Police suggested a years-long land dispute between Ou and the neighbors was the motive for the slayings. But media reporting and a search of Ou’s past social media posts offered a slightly different narrative, one in which the 55-year-old fisherman lived in a run-down shack after he apparently failed to get help from local authorities in resolving the conflict.
Ou’s situation drew widespread sympathy, with many seeing him as having suffered from local government neglect until he was seemingly pushed over the edge. Others used his case to criticize the treatment of underprivileged Chinese, particularly in rural areas, by authorities and a lack of transparency in the country.
The Washington Post could not identify an attorney for Ou.
About 40 percent of China’s 1.4 billion people still live in the countryside, where owning a multigenerational family home is a widespread aspiration. But rural residents face many challenges and reports of houses being forcefully demolished to make way for private developments or government-sponsored projects are not unusual. The residents often receive scant compensation.
Even when given permission and resources to build a home, there is often much wrangling over the precise boundaries of land parcels, since many land transactions are not enshrined in written contracts.

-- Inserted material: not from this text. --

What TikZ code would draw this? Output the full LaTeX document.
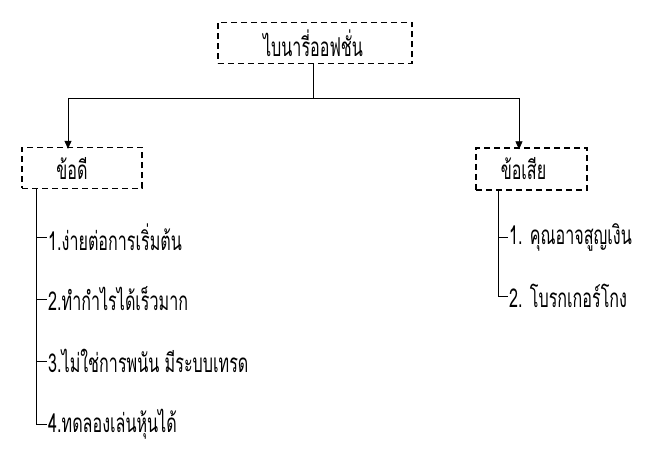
\documentclass[tikz,border=0pt]{standalone}
\usepackage{fontspec}
\newfontfamily\thaifont[Script=Thai,FakeStretch=0.62]{Loma}
\usetikzlibrary{arrows.meta}
\begin{document}
\begin{tikzpicture}[x=1pt,y=-1pt,
  tfont/.style={font=\thaifont\fontsize{26}{28}\selectfont},
  dbox/.style={draw,line width=1.3pt,dash pattern=on 6pt off 4pt,inner sep=0pt,tfont},
  item/.style={anchor=west,inner sep=1pt,tfont},
  conn/.style={draw,line width=0.7pt},
  arr/.style={conn,-{Triangle[length=8pt,width=7pt]}}]
\useasboundingbox (0,0) rectangle (662,457);
\node[dbox,minimum width=194pt,minimum height=41pt] (top) at (315,43) {\hspace*{-4pt}ไบนารี่ออฟชั่น};
\node[dbox,minimum width=120pt,minimum height=41pt] (pro) at (82,168) {\hspace*{-20pt}ข้อดี};
\node[dbox,minimum width=111pt,minimum height=42pt] (con) at (531.5,169) {\hspace*{-16pt}ข้อเสีย};
\coordinate (j) at (313,98);
\coordinate (jl) at (68,98);
\coordinate (jr) at (519,98);
\draw[conn] (top.south -| j) -- (j);
\draw[conn] (jl) -- (jr);
\draw[arr] (jl) -- ([yshift=-2pt]jl |- pro.north);
\draw[arr] (jr) -- ([yshift=-2pt]jr |- con.north);
% left items
\node[item] (p1) at (47,237) {1.ง่ายต่อการเริ่มต้น};
\node[item] (p2) at (47,299) {2.ทำกำไรได้เร็วมาก};
\node[item] (p3) at (47,361) {3.ไม่ใช่การพนัน มีระบบเทรด};
\node[item] (p4) at (47,424) {4.ทดลองเล่นหุ้นได้};
\coordinate (lv) at (36,0);
\draw[conn] (lv |- pro.south) -- (lv |- p4.west) -- (p4.west);
\foreach \n in {p1,p2,p3} \draw[conn] (lv |- \n.west) -- (\n.west);
% right items
\node[item] (c1) at (508,237) {1. คุณอาจสูญเงิน};
\node[item] (c2) at (508,296) {2. โบรกเกอร์โกง};
\coordinate (rv) at (498,0);
\draw[conn] (rv |- con.south) -- (rv |- c2.west) -- (c2.west);
\draw[conn] (rv |- c1.west) -- (c1.west);
\end{tikzpicture}
\end{document}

Earlier this year, Ou wrote on Weibo, a microblogging service similar to Twitter, that he had pleaded with a local official for help breaking ground on a new home. He said that he had received permission to tear down a dilapidated structure in 2017, but a dispute with neighbors had stalled the project.
“Repeated requests for help from various government agencies produced nothing,” he reportedly wrote in a post, which has since been deleted from the platform. “Leaders definitely do not wish to see the lives of vulnerable villagers devastated.”
Ou’s account found resonance with many Chinese Internet users. “His entire life is an indictment of government corruption and legal injustice,” one Weibo user commented. “We cannot forgive or forget the tens of thousands of Ou Jinzhongs in the lower rungs of our society. Who’s to promise there won’t be a second Ou Jinzhong holding a knife? Who cared about them?”
“You thought we were Meng Wanzhou,” another user wrote, referring to the Huawei executive who was given a hero’s welcome when she returned to China after acknowledging that she had helped conceal company dealings in Iran. “But in reality we are Ou Jinzhong.”
Sympathy for Ou grew further after an Internet user said that the fisherman had saved him from drowning 30 years ago. The man, now in his 30s, said that he was “heartbroken and sad” when he heard Ou was wanted in connection to the slayings.
Chinese authorities moved to tamper down some of the support Ou received. “It’s understandable for people to sympathize with ‘the bullied,’ but that sympathy cannot become an endorsement for violence,” wrote Chinese state broadcaster CCTV in a commentary.
But debate over Ou’s case didn’t end with his death. Those distrustful of local authorities’s account of his death are calling for police to release video footage of the encounter.